Your Lack of Privacy Is Someone Else's Wealth

"Occasionally the rich embrace a new token and drive up its value. The fine art market is a great example. Expensive art is essentially a private form of currency traded among the very rich. The better an artist is at making art that can function this way, the more valuable the art will become. Andy Warhol is often associated with this trick, though Pablo Picasso and others were certainly playing the same game earlier. The art has to be stylistically distinct and available in suitable small runs. It becomes a private form of money, as instantly recognizable as a hundred-dollar bill.

"A related trend of our times is that troves of dossiers on the private lives and inner beings of ordinary people, collected over digital networks, are packaged into a new private form of elite money. The actual data in these troves need not be valid. In fact, it might be better that it is not valid, for actual knowledge brings liabilities.

"But the pretense that we have a bundle of other people's secrets is functioning like fine modern art. It is a new kind of security that the rich trade in, and the value is naturally driven up. It becomes a giant-scale levee inaccessible to ordinary people.

"Few people realize the degree to which they are being tracked and spied upon in order that this new form of currency can be created. There is an extensive literature and a sphere of activism already in place to address the situation, so I will present only the briefest exposition of the topic here, with plenty of footnotes to follow.

"Even an innocent visit to a legitimate major newspaper site like the New York Times invokes a competitive swarm of more than a dozen tracking services, each of which is attempting to become a dominant compiler of spy data about you.
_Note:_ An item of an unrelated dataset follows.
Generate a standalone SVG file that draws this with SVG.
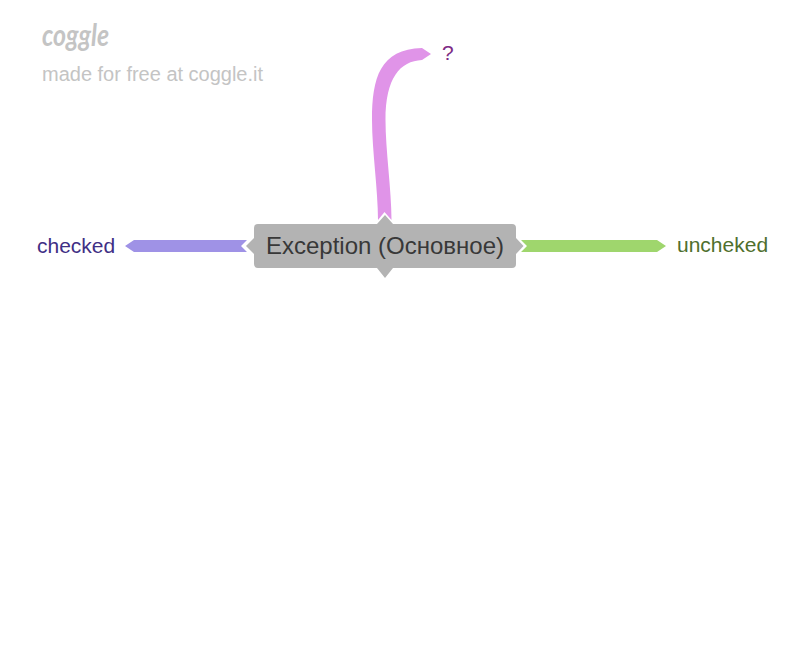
<svg xmlns="http://www.w3.org/2000/svg" width="810" height="649" viewBox="0 0 810 649">
<style>
text{font-family:"Liberation Sans",Arial,sans-serif}
.lbl{font-size:21px}
.wm{fill:#c4c4c4}
</style>
<rect width="810" height="649" fill="#fff"/>
<g id="watermark">
<text class="wm" x="42" y="46" style="font-family:Lato,sans-serif;font-style:italic;font-weight:bold" font-size="30" textLength="67" lengthAdjust="spacingAndGlyphs">coggle</text>
<text class="wm" x="42" y="81" font-size="20" textLength="221" lengthAdjust="spacing">made for free at coggle.it</text>
</g>
<g id="connectors">
<path d="M378 220C378 190 372 150 372 120C372 78 380 49 422 48L431 54L422 60C400 61 385.500 78 385.500 120C385.500 150 391.500 190 391.500 220L384.500 212Z" fill="#e094e8"/>
<path d="M521 240H657L666 246L657 252H521L527 246Z" fill="#9fd66d"/>
<path d="M247 240H134L125 246L134 252H247L241 246Z" fill="#9f92e6"/>
</g>
<g id="node-root">
<path d="M385 215L393 224H512Q516 224 516 228V238L523.500 246L516 254V264Q516 268 512 268H393L385 278L377 268H258Q254 268 254 264V254L246 246L254 238V228Q254 224 258 224H377Z" fill="#b3b3b3" stroke="#fff" stroke-width="1.500" paint-order="stroke"/>
<text x="385" y="254" text-anchor="middle" font-size="24" fill="#383838">Exception (Основное)</text>
</g>
<g id="node-question"><text class="lbl" x="442" y="60" fill="#7d2a85">?</text></g>
<g id="node-checked"><text class="lbl" x="37" y="253" fill="#3f2f85">checked</text></g>
<g id="node-uncheked"><text class="lbl" x="677" y="252" fill="#4f6f2d">uncheked</text></g>
</svg>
One plugin that attempts to block spying schemes, called Ghostery, is currently blocking more than a thousand such schemes, though no one knows the true number.

"There is no definitive map of network spying services. The allegiances and roles are multifarious and complex. No one really knows the score, though a common opinion is that Google has historically been at the top of the heap for collecting spy data about you on the open Internet, while Facebook has mastered a way to corral people under an exclusive microscope. That said, other companies you've probably never heard of, like Acxiom and eBureau, are also deeply determined to create dossiers on you.

"Because spying on you is, for the moment, the official primary business of the information economy, any attempt to avoid being spied on, such as the use of Ghostery, can seem like an assault on the very idea of the Internet."